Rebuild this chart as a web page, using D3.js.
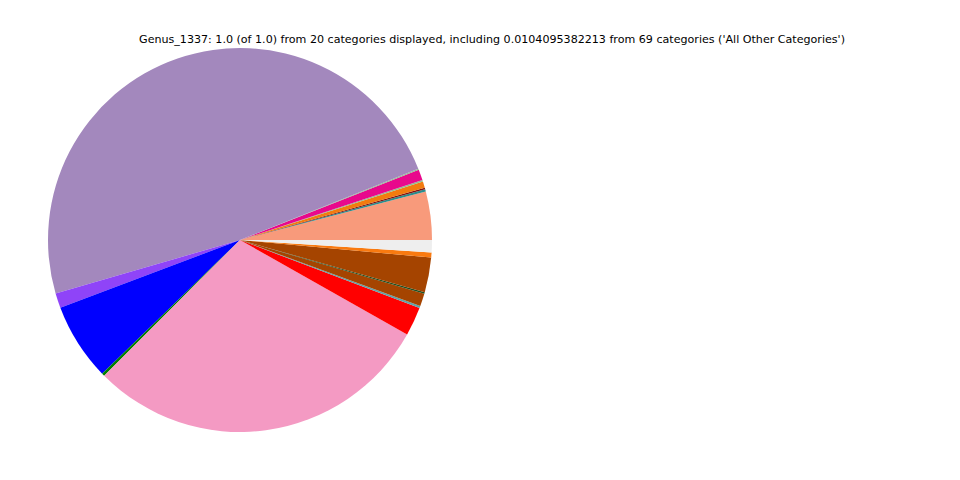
<!DOCTYPE html>
<html><head><meta charset="utf-8">
<script src="https://cdn.jsdelivr.net/npm/d3@7"></script>
<style>body{margin:0;background:#fff}</style>
</head><body>
<svg id="chart" width="960" height="480"></svg>
<script>
const categories = ["Salmon","Teal A","Dark red","Orange A","Light green A","Magenta","Light green B","Purple","Violet","Blue","Green","Pink","Red","Teal B","Brown A","Dark green","Brown B","Orange B","All Other Categories"];
const values = [0.0406,0.0019,0.0013,0.0054,0.0013,0.0090,0.0010,0.4843,0.0125,0.0651,0.0024,0.2931,0.0242,0.0019,0.0106,0.0014,0.0292,0.0042,0.0104095382213];
const colors = ["#f89a7b","#2a8c8c","#7f1010","#f27b0f","#8fbf8f","#e8088c","#8fbf8f","#a388bd","#8f44f8","#0000ff","#008000","#f49ac3","#ff0000","#5fa3a8","#a54400","#1f4f1f","#a54400","#f97a10","#eeeeee"];
const titleText = "Genus_1337: 1.0 (of 1.0) from 20 categories displayed, including 0.0104095382213 from 69 categories ('All Other Categories')";

const svg = d3.select("#chart");
const cx = 240, cy = 240, r = 192;
const pie = d3.pie().sort(null).value(d => d.v)
  .startAngle(Math.PI/2).endAngle(Math.PI/2 - 2*Math.PI);
const data = values.map((v,i)=>({v, c: colors[i], name: categories[i]}));
const arc = d3.arc().innerRadius(0).outerRadius(r);
svg.append("g").attr("transform",`translate(${cx},${cy})`)
  .selectAll("path").data(pie(data)).join("path")
  .attr("d", arc).attr("fill", d => d.data.c);
svg.append("text").attr("x",492).attr("y",43).attr("text-anchor","middle")
  .attr("font-family","DejaVu Sans").attr("font-size",11.1).text(titleText);
</script>
</body></html>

==*==

What the task requires — With the pictures left out, transcribe the material exactly.

Full answer —
Rebuild this chart as a web page, using D3.js.
<!DOCTYPE html>
<html><head><meta charset="utf-8">
<script src="https://cdn.jsdelivr.net/npm/d3@7"></script>
<style>body{margin:0;background:#fff}</style>
</head><body>
<svg id="chart" width="960" height="480"></svg>
<script>
const categories = ["Salmon","Teal A","Dark red","Orange A","Light green A","Magenta","Light green B","Purple","Violet","Blue","Green","Pink","Red","Teal B","Brown A","Dark green","Brown B","Orange B","All Other Categories"];
const values = [0.0406,0.0019,0.0013,0.0054,0.0013,0.0090,0.0010,0.4843,0.0125,0.0651,0.0024,0.2931,0.0242,0.0019,0.0106,0.0014,0.0292,0.0042,0.0104095382213];
const colors = ["#f89a7b","#2a8c8c","#7f1010","#f27b0f","#8fbf8f","#e8088c","#8fbf8f","#a388bd","#8f44f8","#0000ff","#008000","#f49ac3","#ff0000","#5fa3a8","#a54400","#1f4f1f","#a54400","#f97a10","#eeeeee"];
const titleText = "Genus_1337: 1.0 (of 1.0) from 20 categories displayed, including 0.0104095382213 from 69 categories ('All Other Categories')";

const svg = d3.select("#chart");
const cx = 240, cy = 240, r = 192;
const pie = d3.pie().sort(null).value(d => d.v)
  .startAngle(Math.PI/2).endAngle(Math.PI/2 - 2*Math.PI);
const data = values.map((v,i)=>({v, c: colors[i], name: categories[i]}));
const arc = d3.arc().innerRadius(0).outerRadius(r);
svg.append("g").attr("transform",`translate(${cx},${cy})`)
  .selectAll("path").data(pie(data)).join("path")
  .attr("d", arc).attr("fill", d => d.data.c);
svg.append("text").attr("x",492).attr("y",43).attr("text-anchor","middle")
  .attr("font-family","DejaVu Sans").attr("font-size",11.1).text(titleText);
</script>
</body></html>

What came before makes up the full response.